Monday, Aug. 20, 1956

An Anti-Matter Universe?

The anti-proton--atomic twin of the proton but with a negative rather than a positive charge--was once only a well-reasoned theory. Nuclear physicists knew the particle must exist, but not until last year did they lay hands on one, and then they had to create it themselves (TIME, Oct. 31 et seq.).

Since then, many scientists have wondered if all nature is as balanced between matter and antimatter as the atom is between positive and negative charges. If so, where are all the antiprotons to balance the protons that help make up the known universe? Writing in Science, Dr. Maurice Goldhaber, 45, senior physicist at Brookhaven National Laboratory, suggests a startling theory. Could it be, asks Scientist Goldhaber, that the missing antiprotons form a whole separate universe of antimatter?

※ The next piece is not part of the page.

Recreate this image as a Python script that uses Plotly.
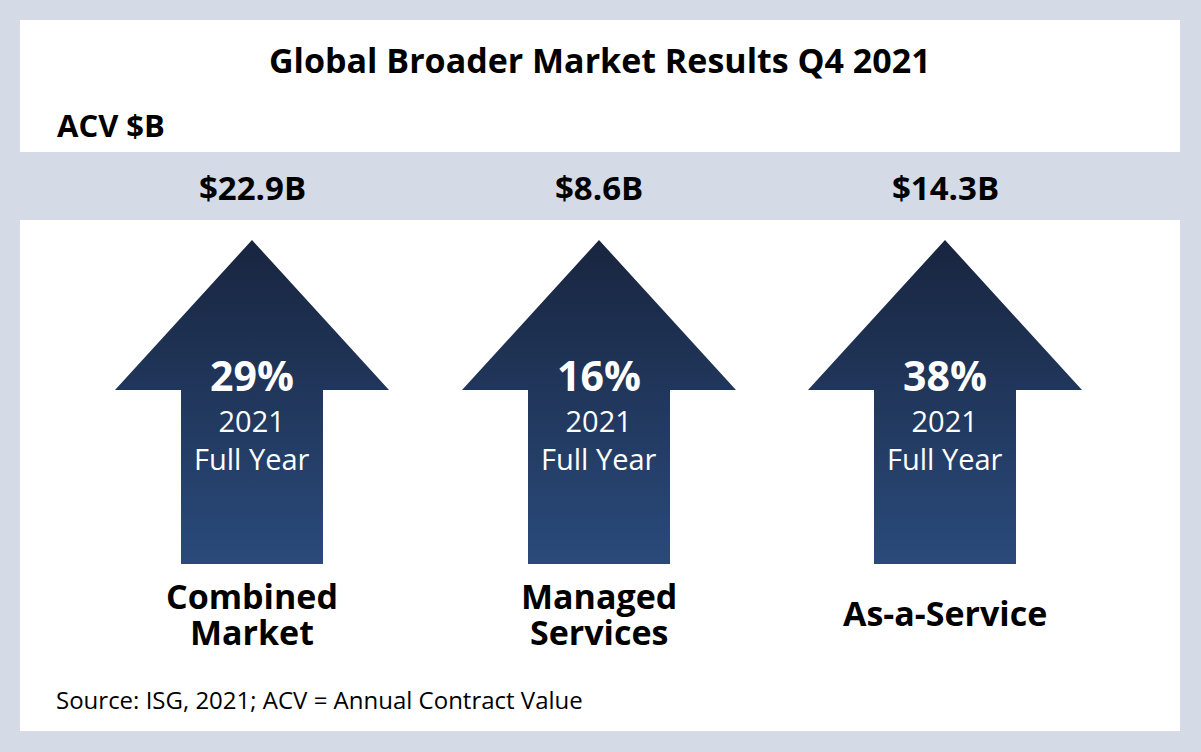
import plotly.graph_objects as go

# ---- data ----
categories = ["Combined<br>Market", "Managed<br>Services", "As-a-Service"]
acv_labels = ["$22.9B", "$8.6B", "$14.3B"]
growth_pct = [29, 16, 38]
period_label = "2021<br>Full Year"
title_text = "Global Broader Market Results Q4 2021"
unit_text = "ACV $B"
source_text = "Source: ISG, 2021; ACV = Annual Contract Value"

# ---- layout constants (pixel space) ----
W, H = 1201, 752
BG = "#d4dae6"
centers = [252, 599, 945]
tip_y, base_y, bottom_y = 240, 390, 564
head_half, shaft_half = 137, 71
FONT = "Open Sans"

fig = go.Figure()

shapes = [
    dict(type="rect", x0=20, x1=1180, y0=20, y1=152, fillcolor="white", line_width=0, layer="below"),
    dict(type="rect", x0=20, x1=1180, y0=220, y1=731, fillcolor="white", line_width=0, layer="below"),
]

for i, cx in enumerate(centers):
    xs = [cx, cx + head_half, cx + shaft_half, cx + shaft_half, cx - shaft_half, cx - shaft_half, cx - head_half, cx]
    ys = [tip_y, base_y, base_y, bottom_y, bottom_y, base_y, base_y, tip_y]
    fig.add_trace(go.Scatter(
        x=xs, y=ys, mode="lines", fill="toself",
        line=dict(width=0, color="rgba(0,0,0,0)"),
        fillgradient=dict(type="vertical", colorscale=[[0, "#2a4a7b"], [1, "#18253f"]]),
        hoverinfo="skip", showlegend=False,
    ))

annotations = [
    dict(x=600, y=60, text="<b>" + title_text + "</b>", font=dict(size=34, color="black", family=FONT)),
    dict(x=55, y=125, text="<b>" + unit_text + "</b>", xanchor="left", font=dict(size=31, color="black", family=FONT)),
    dict(x=54, y=699, text=source_text, xanchor="left", font=dict(size=24, color="black", family=FONT)),
]
for i, cx in enumerate(centers):
    annotations.append(dict(x=cx, y=187, text="<b>" + acv_labels[i] + "</b>",
                            font=dict(size=33, color="black", family=FONT)))
    annotations.append(dict(x=cx, y=375, text="<b>%d%%</b>" % growth_pct[i],
                            font=dict(size=41, color="white", family=FONT)))
    annotations.append(dict(x=cx, y=439, text=period_label,
                            font=dict(size=29, color="white", family=FONT)))
    lines = categories[i].split("<br>")
    ys_lines = [613] if len(lines) == 1 else [596, 632]
    for line, yl in zip(lines, ys_lines):
        annotations.append(dict(x=cx, y=yl, text="<b>" + line + "</b>",
                                font=dict(size=34, color="black", family=FONT)))

for a in annotations:
    a.setdefault("xanchor", "center")
    a.update(yanchor="middle", showarrow=False, xref="x", yref="y")

fig.update_layout(
    width=W, height=H, margin=dict(l=0, r=0, t=0, b=0),
    paper_bgcolor=BG, plot_bgcolor=BG,
    xaxis=dict(range=[0, W], visible=False, fixedrange=True),
    yaxis=dict(range=[H, 0], visible=False, fixedrange=True),
    shapes=shapes, annotations=annotations, showlegend=False,
)

fig.write_html("out.html", config={"displayModeBar": False},
               post_script="document.body.style.margin='0';document.body.style.overflow='hidden';")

The most popular theories of the origin of matter assume only the asymmetric creation of nucleons (protons and neutrons). But what about the creation of anti-nucleons (antiprotons and anti-neutrons)? To preserve symmetry, Goldhaber postulates that all matter--positive and negative--may be traced to an unstable, giant particle that he calls the "universon." At some dawn of time this particle split into a positively charged "cosmon" and a negatively charged "anti-cosmon," much like a fundamental particle, e.g., a heavy meson, disintegrating automatically into two oppositely charged particles. Energy released by the split shoved apart the cosmon and anti-cosmon at tremendous speeds.

After the split, the cosmon decayed into the known universe. "The anti-cosmon may or may not have decayed by now, since spontaneous decay is a process governed by a statistical law," says Goldhaber. "If it did decay (forming an 'anti-cosmos'), any anti-nucleons that are shot out with sufficient velocity to reach our cosmos will annihilate some part of it, possibly establishing a deviation from spherical symmetry in the distribution of matter in our cosmos."

But Goldhaber readily admits that no one has any evidence that an antimatter universe has ever so tampered with the known universe. In fact, man does not now have the evidence--or the tools--to prove or disprove the anti-universe theory. "This is not the kind of debate that is settled overnight," Goldhaber said last week as his fellow scientists began to grapple with his science-fictionlike hypothesis. "I'm only asking a question, not making a statement."